Over the course of the two days, I spent an estimated 17 hours, 6 minutes on writing and reading activities, for an estimated average of 8 hours, 33 minutes per day. This time can be broken down by several categories. 5.5 hours (Average 2.25 per day) were spent in in-class note-taking, 3 hours (average 1.5 per day) on out of class schoolwork, 6.5 hours (average 3.25 per day) on recreational activities, and just a little over 2 hours (average 1 per day) on social non-recreational activities. 5.5 hours (2.25 per day) were spent on activities that involved writing on paper at some point, 11 hours (average 5.5 per day) on activities involving the use of a computer, only on activities involving a phone, and 2 hours on an outlier activity involving none of the above.
The kinds of material I wrote strongly depended on the kind of activity being performed. Notetaking activities, despite their long duration, involved only writing short sentence fragments as reminders to myself. However, out-of-class schoolwork with similar durations involved the writing of long, thought out paragraphs for nearly the entire duration of the activity. Activities involving a phone were usually simple information gathering questions or sentences responding to such from another person. Most recreational reading/writing activities involved writing for a bit less than half of the duration of the activity in thought out sentences of an argumentative or dialogical nature. In general, writing done of the computer was more well-developed in general, with the exception of the Google searches I did in an attempt to research how to get a friend’s computer working.
There are some general conclusions to be drawn from the above data. In general, one can roughly divide the kinds of reading/writing activities I do into three categories: schoolwork (activities done in or for class), recreational activities done for fun), and organizational (primarily social activities done to organize my life or otherwise mandated activities). While the number of activities I performed in each category number about the same, the reading/writing time of recreational and schoolwork activities were both comparable with one another and significantly higher than the amount of time spent on organizational activities. Additionally, while schoolwork and recreational activities had nearly the same time spent on them, in general recreational activities involved better thought-out writing, with the exception of the essay-writing schoolwork activity.

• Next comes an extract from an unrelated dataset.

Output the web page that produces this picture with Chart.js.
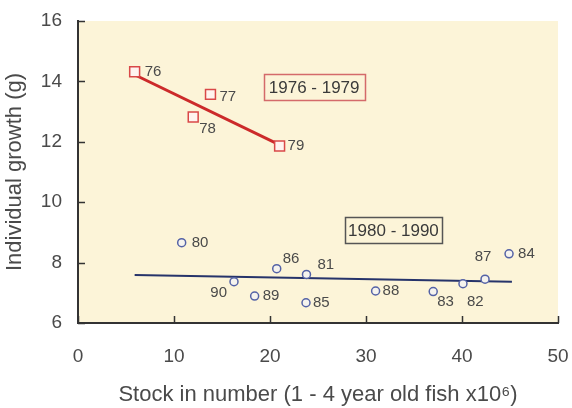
<!DOCTYPE html>
<html>
<head>
<meta charset="utf-8">
<script src="https://cdn.jsdelivr.net/npm/chart.js@4/dist/chart.umd.min.js"></script>
<style>
  html, body { margin: 0; padding: 0; background: #ffffff; }
  #wrap { width: 572px; height: 408px; }
</style>
</head>
<body>
<div id="wrap"><canvas id="c" width="572" height="408"></canvas></div>
<script>
// 1976-1979: stock (1-4 year old fish, x10^6) and individual growth (g)
const years7679 = ['76', '77', '78', '79'];
const stock7679 = [5.9, 13.8, 12.0, 21.0];
const growth7679 = [14.32, 13.57, 12.82, 11.86];
const fit7679X = [5.9, 21.0];
const fit7679Y = [14.22, 11.9];

// 1980-1990
const years8090 = ['80', '81', '82', '83', '84', '85', '86', '87', '88', '89', '90'];
const stock8090 = [10.8, 23.8, 40.1, 37.0, 44.9, 23.75, 20.7, 42.4, 31.0, 18.4, 16.25];
const growth8090 = [8.66, 7.61, 7.30, 7.04, 8.29, 6.67, 7.80, 7.45, 7.06, 6.89, 7.37];
const fit8090X = [5.9, 45.2];
const fit8090Y = [7.59, 7.37];

const xTicks = [0, 10, 20, 30, 40, 50];
const yTicks = [6, 8, 10, 12, 14, 16];

const FONT = '"Liberation Sans", Arial, sans-serif';
const TEXT = '#4a4a4a';

// where each year label sits relative to its marker: [dx, dy, align]
const labelPlace = {
  '76': [10, 0, 'left'], '77': [9, 2, 'left'], '78': [6, 12, 'left'], '79': [8, 0, 'left'],
  '80': [10, 0, 'left'], '81': [11, -10, 'left'], '82': [4, 18, 'left'], '83': [4, 10, 'left'],
  '84': [9, 0, 'left'], '85': [7, 0, 'left'], '86': [6, -10, 'left'], '87': [-2, -22, 'center'],
  '88': [7, 0, 'left'], '89': [8, 0, 'left'], '90': [-7, 11, 'right']
};

// period boxes, anchored at data coordinates
const periodBoxes = [
  { text: '1976 - 1979', x: 24.6, y: 13.81, w: 101, h: 26, border: '#d46a6a' },
  { text: '1980 - 1990', x: 32.86, y: 9.08, w: 97, h: 26, border: '#555555' }
];

const toXY = (xs, ys) => xs.map((x, i) => ({ x: x, y: ys[i] }));

const plotBackground = {
  id: 'plotBackground',
  beforeDraw(chart) {
    const { ctx, chartArea: a } = chart;
    ctx.save();
    ctx.fillStyle = '#fcf4d8';
    ctx.fillRect(a.left, a.top, a.right - a.left, a.bottom - a.top);
    ctx.restore();
  }
};

const innerTicks = {
  id: 'innerTicks',
  afterDraw(chart) {
    const { ctx, chartArea: a, scales } = chart;
    ctx.save();
    ctx.strokeStyle = '#333333';
    ctx.lineWidth = 1.5;
    ctx.beginPath();
    yTicks.forEach(v => {
      const py = Math.round(scales.y.getPixelForValue(v)) + 0.5;
      ctx.moveTo(a.left, py);
      ctx.lineTo(a.left + 7, py);
    });
    xTicks.forEach(v => {
      const px = Math.round(scales.x.getPixelForValue(v)) + 0.5;
      ctx.moveTo(px, a.bottom);
      ctx.lineTo(px, a.bottom - 7);
    });
    ctx.stroke();
    ctx.restore();
  }
};

const pointLabels = {
  id: 'pointLabels',
  afterDatasetsDraw(chart) {
    const { ctx, scales } = chart;
    ctx.save();
    ctx.font = '15px ' + FONT;
    ctx.fillStyle = TEXT;
    ctx.textBaseline = 'middle';
    const put = (years, xs, ys) => {
      years.forEach((yr, i) => {
        const p = labelPlace[yr];
        const px = scales.x.getPixelForValue(xs[i]);
        const py = scales.y.getPixelForValue(ys[i]);
        ctx.textAlign = p[2];
        ctx.fillText(yr, px + p[0], py + p[1]);
      });
    };
    put(years7679, stock7679, growth7679);
    put(years8090, stock8090, growth8090);
    ctx.restore();
  }
};

const periodLabels = {
  id: 'periodLabels',
  afterDatasetsDraw(chart) {
    const { ctx, scales } = chart;
    ctx.save();
    periodBoxes.forEach(b => {
      const cx = scales.x.getPixelForValue(b.x);
      const cy = scales.y.getPixelForValue(b.y);
      ctx.strokeStyle = b.border;
      ctx.lineWidth = 1.5;
      ctx.strokeRect(Math.round(cx - b.w / 2) + 0.5, Math.round(cy - b.h / 2) + 0.5, b.w, b.h);
      ctx.font = '17px ' + FONT;
      ctx.fillStyle = '#3a3a3a';
      ctx.textAlign = 'center';
      ctx.textBaseline = 'middle';
      ctx.fillText(b.text, cx, cy + 1);
    });
    ctx.restore();
  }
};

// keep the plot frame fixed: no extra room reserved for edge labels
const noEdgePadding = s => {
  s.paddingLeft = 0; s.paddingRight = 0; s.paddingTop = 0; s.paddingBottom = 0;
};

new Chart(document.getElementById('c'), {
  type: 'scatter',
  data: {
    datasets: [
      {
        label: '1976 - 1979',
        data: toXY(stock7679, growth7679),
        pointStyle: 'rect',
        pointRadius: 7,
        borderWidth: 1.5,
        borderColor: '#d94848',
        backgroundColor: '#fff3ef',
        order: 0
      },
      {
        label: '1980 - 1990',
        data: toXY(stock8090, growth8090),
        pointStyle: 'circle',
        pointRadius: 4,
        borderWidth: 1.5,
        borderColor: '#5462a6',
        backgroundColor: '#f5f3ee',
        order: 0
      },
      {
        label: 'trend 1976 - 1979',
        data: toXY(fit7679X, fit7679Y),
        showLine: true,
        pointRadius: 0,
        borderColor: '#cc2a2a',
        borderWidth: 3,
        order: 1
      },
      {
        label: 'trend 1980 - 1990',
        data: toXY(fit8090X, fit8090Y),
        showLine: true,
        pointRadius: 0,
        borderColor: '#26336a',
        borderWidth: 2,
        order: 1
      }
    ]
  },
  options: {
    responsive: false,
    animation: false,
    devicePixelRatio: 1,
    layout: { autoPadding: false, padding: { top: 21, right: 14, left: 0, bottom: 0 } },
    plugins: { legend: { display: false }, tooltip: { enabled: false } },
    scales: {
      x: {
        type: 'linear',
        min: 0, max: 50,
        afterBuildTicks: s => { s.ticks = xTicks.map(v => ({ value: v })); },
        afterFit: s => { s.height = 85; noEdgePadding(s); },
        grid: { display: false, drawTicks: false },
        border: { display: true, color: '#333333', width: 2 },
        ticks: { font: { family: FONT, size: 19 }, color: TEXT, padding: 22 },
        title: {
          display: true,
          text: 'Stock in number (1 - 4 year old fish x10\u2076)',
          font: { family: FONT, size: 22 }, color: TEXT,
          padding: { top: 0, bottom: 0 }
        }
      },
      y: {
        type: 'linear',
        min: 6, max: 16,
        afterBuildTicks: s => { s.ticks = yTicks.map(v => ({ value: v })); },
        afterFit: s => { s.width = 78; noEdgePadding(s); },
        grid: { display: false, drawTicks: false },
        border: { display: true, color: '#333333', width: 2 },
        ticks: { font: { family: FONT, size: 19 }, color: TEXT, padding: 16 },
        title: {
          display: true,
          text: 'Individual growth (g)',
          font: { family: FONT, size: 22 }, color: TEXT,
          padding: { top: 2, bottom: 0 }
        }
      }
    }
  },
  plugins: [plotBackground, innerTicks, pointLabels, periodLabels]
});
</script>
</body>
</html>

From the results, there is a clear disparity between the general quality of writing done on paper and that done on the computer. This can be partially explained by the fact that the writing done on paper was primarily writings notes- since no one other than the writer is meant to read the notes, it’s fairly expected they will be somewhat lower in quality, of course. However, there are other factors that likely also contribute to the lower writing quality. For one, students who prefer to use a computer may simply be more familiar with the mechanical and visual processes involved in doing so than with physical writing, or find the process of writing with a keyboard more intuitive- in these cases, situations where they are forced to write in another mode may be taking them out of their element and causing needless distraction. Alternately, students highly proficient in typing may have a much higher transcription rate on a computer, leading them to annotate notes they would rather have in a clearer, longer form when writing with pencil and paper. In the worst case, these sort of factors could lead to such students simply not taking notes on some aspects of a class that they would have noted otherwise.
Of course, this is not to say that discouraging student laptop use in the classroom is completely harmful- it’s an unfortunate fact that the personal computer leads to ample opportunities for distraction (which is why the use of it is usually discouraged, if not outright disallowed, in classrooms). This combined with the layout of the typical classroom, where the professor cannot actually see what any student on a laptop is actually viewing, is problematic. However, this does not mean that a solution is impossible- indeed the very class that I am writing this paper for has already solved this problem. Each student has a desk with a university computer with the addition of ample space that can be used for paper notes, giving the student choice for the preferred method of note taking in class. The placement of monitors allows them to be viewed easily by the professor, to ensure students are still on-task, while the rotating computer chairs mean the desk placement doesn’t hinder student participation in class discussions. This isn’t to say the solution is perfect, as it lacks an easy way for students to access notes made on the computer without third party websites or a USB thumbstick, but it points towards possible directions the classroom of the future could and should evolve in.